Not when you have parents that paid for your college. My daughter is taking out loans so learns about borrowing and being responsible to do well so she can pay them back. After graduation at dinner I’ll hand her an envelope and tell her to tear it up. Once she does and asks what it was I’ll let her know they were paid off for her. Part of the process

Shit, you are a genius. I think I'll do the same thing....

I think its important they learn about borrowing early and feel invested int he process of their education. I also cant wait to see her face when I tell her what she just tore up:)

Submitted by deadzone on June 11, 2022 - 6:25pm.

Coronita wrote:
deadzone wrote:
Read Mortgage News Daily, maybe you'll learn something about the MBS market. Friday was brutal.

"The average lender increased 30yr fixed rates by at least a quarter of a point (0.25%).
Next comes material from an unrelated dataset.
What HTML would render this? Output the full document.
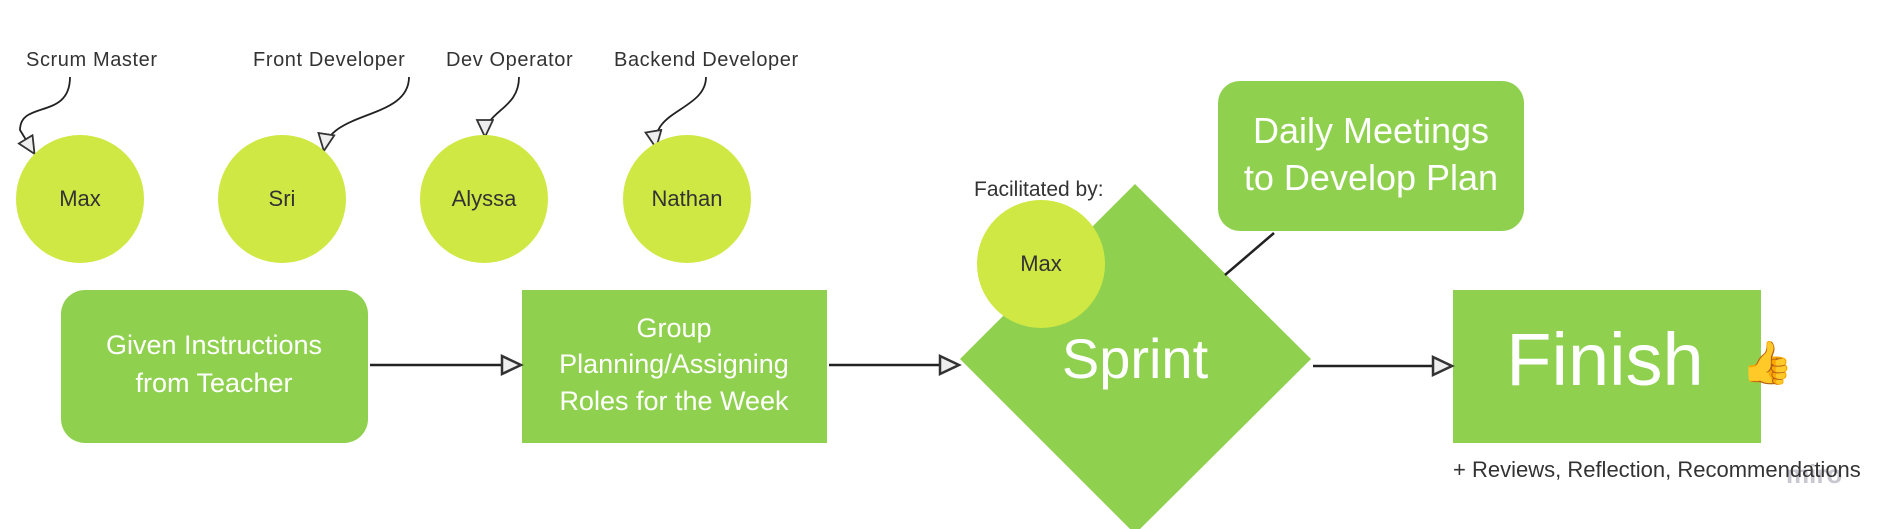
<!DOCTYPE html>
<html><head><meta charset="utf-8"><style>
html,body{margin:0;padding:0;background:#fff;}
body{width:1890px;height:529px;overflow:hidden;position:relative;font-family:"Liberation Sans",sans-serif;}
svg{position:absolute;left:0;top:0;}
</style></head><body>
<svg width="1890" height="529" viewBox="0 0 1890 529" xmlns="http://www.w3.org/2000/svg">
<defs>
<marker id="a" markerWidth="20" markerHeight="20" refX="17" refY="9" orient="auto" markerUnits="userSpaceOnUse">
<path d="M1,1 L18,9 L1,17 Z" fill="#eee" stroke="#333" stroke-width="1.8"/></marker>
<marker id="b" markerWidth="24" markerHeight="24" refX="20" refY="11" orient="auto" markerUnits="userSpaceOnUse">
<path d="M2,2 L21,11 L2,20 Z" fill="#eee" stroke="#333" stroke-width="2.5"/></marker>
</defs>
<g font-size="20" fill="#333" font-family="Liberation Sans, sans-serif" letter-spacing="0.6">
<text x="26" y="66">Scrum Master</text>
<text x="253" y="66">Front Developer</text>
<text x="446" y="66">Dev Operator</text>
<text x="614" y="66">Backend Developer</text>
</g>
<g fill="none" stroke="#222" stroke-width="1.8">
<path d="M70,77 C70,120 20,100 20,130 L34,153" marker-end="url(#a)"/>
<path d="M409,77 C409,120 330,110 324,150" marker-end="url(#a)"/>
<path d="M519,77 C519,110 485,110 485,136" marker-end="url(#a)"/>
<path d="M706,77 C706,110 650,110 656,147" marker-end="url(#a)"/>
</g>
<g fill="#cfe843">
<circle cx="80" cy="199" r="64"/><circle cx="282" cy="199" r="64"/>
<circle cx="484" cy="199" r="64"/><circle cx="687" cy="199" r="64"/>
</g>
<g font-size="22" fill="#333" text-anchor="middle">
<text x="80" y="206">Max</text><text x="282" y="206">Sri</text>
<text x="484" y="206">Alyssa</text><text x="687" y="206">Nathan</text>
</g>
<rect x="61" y="290" width="307" height="153" rx="24" fill="#8fd14f"/>
<rect x="522" y="290" width="305" height="153" fill="#8fd14f"/>
<polygon points="1135,184 1311,359 1135,534 960,359" fill="#8fd14f"/>
<rect x="1218" y="81" width="306" height="150" rx="22" fill="#8fd14f"/>
<rect x="1453" y="290" width="308" height="153" fill="#8fd14f"/>
<line x1="1225" y1="275" x2="1274" y2="233" stroke="#222" stroke-width="2.5"/>
<g stroke="#222" stroke-width="2.5">
<line x1="370" y1="365" x2="520" y2="365" marker-end="url(#b)"/>
<line x1="829" y1="365" x2="958" y2="365" marker-end="url(#b)"/>
<line x1="1313" y1="366" x2="1451" y2="366" marker-end="url(#b)"/>
</g>
<circle cx="1041" cy="264" r="64" fill="#cfe843"/>
<text x="1041" y="271" font-size="22" fill="#333" text-anchor="middle">Max</text>
<text x="974" y="196" font-size="21" fill="#333">Facilitated by:</text>
<g fill="#fff" text-anchor="middle">
<text x="214" y="354" font-size="27">Given Instructions</text>
<text x="214" y="392" font-size="27">from Teacher</text>
<text x="674" y="337" font-size="27">Group</text>
<text x="674" y="373" font-size="27">Planning/Assigning</text>
<text x="674" y="410" font-size="27">Roles for the Week</text>
<text x="1135" y="378" font-size="56">Sprint</text>
<text x="1371" y="143" font-size="36">Daily Meetings</text>
<text x="1371" y="190" font-size="36">to Develop Plan</text>
<text x="1605" y="385" font-size="74">Finish</text>
</g>
<text x="1741" y="377" font-size="42">👍</text>
<text x="1786" y="483" font-size="26" fill="#c8c8d0" font-weight="bold">miro</text>
<text x="1453" y="477" font-size="22" fill="#333">+ Reviews, Reflection, Recommendations</text>
</svg>
</body></html>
That's only happened 4 other times since our daily record keeping began in 2009, and 3 of those were during the once-in-a-lifetime volatility that followed the onset of the pandemic. That made this the 4th worst week since 2009 as well."

Yes , so? And how is this affect my bottom line or yours?

Why does it always have to be about you, or me? There is an entire world out there, and it doesn't revolve around you!

Mortgage market tanking, interest rates going up at a faster rate than any time in history, obviously is a pre-cursor to a housing crash. You own a lot of real estate so this will affect you whether you want to accept it or not. The corresponding equities crash will definitely affect your 401K in a negative way too. Or just ignore it and keep dollar cost averaging. I don't care if it affects you or not, but stop trying to argue that it isn't going to affect a lot of other people.